Dispatches asked insiders from the City and Whitehall whey they thought regulators and auditors failed to spot the warning signals at Carillion which was delivering hundreds of contracts for the Government , from delivering school meals to maintaining houses for soldiers.

The Cabinet Office said it knew about the warnings about Carillion’s financial situation and discussed them with the company’s management, who reassured them the warnings were wrong.

Matthew Vincent, a columnist at the Financial Times, told Dispatches: “This was a legal form of Ponzi scheme. Ponzi schemes are scams whereby you get promised big investment returns but they’re not really returns at all, it’s just the people behind the scheme going out and getting new money in the door and paying it to you, pretending that it’s an investment return. Carillion was doing the same thing.

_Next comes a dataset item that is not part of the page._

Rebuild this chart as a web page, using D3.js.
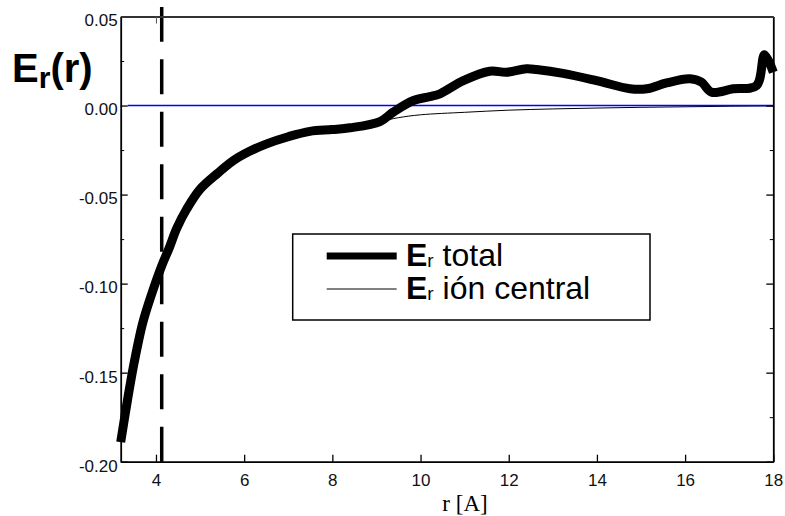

And eventually both Ponzi schemes and Carillion cannot get enough new money through the door and they collapse.”

Sir John said ministers and civil servants did not pay attention to the range of Carillion's business and the weaknesses in its financial position.

"They should have abridged the programme of putting work there and looked to other competitors who could have contributed to public service," he added.

Robin Ellison, chairman of Carillion pension Trustees, told Dispatches that he tried to convince Carillion to tackle the pension schemes deficit.

"We thought they could pay more without affecting the value of the company and they weren't prepared to pay.

"Were we worried for members? Yes we were. Did we do our best to try and recover it? Yes we did. The difference in this case was that they were in a non-negotiating mode," he explained.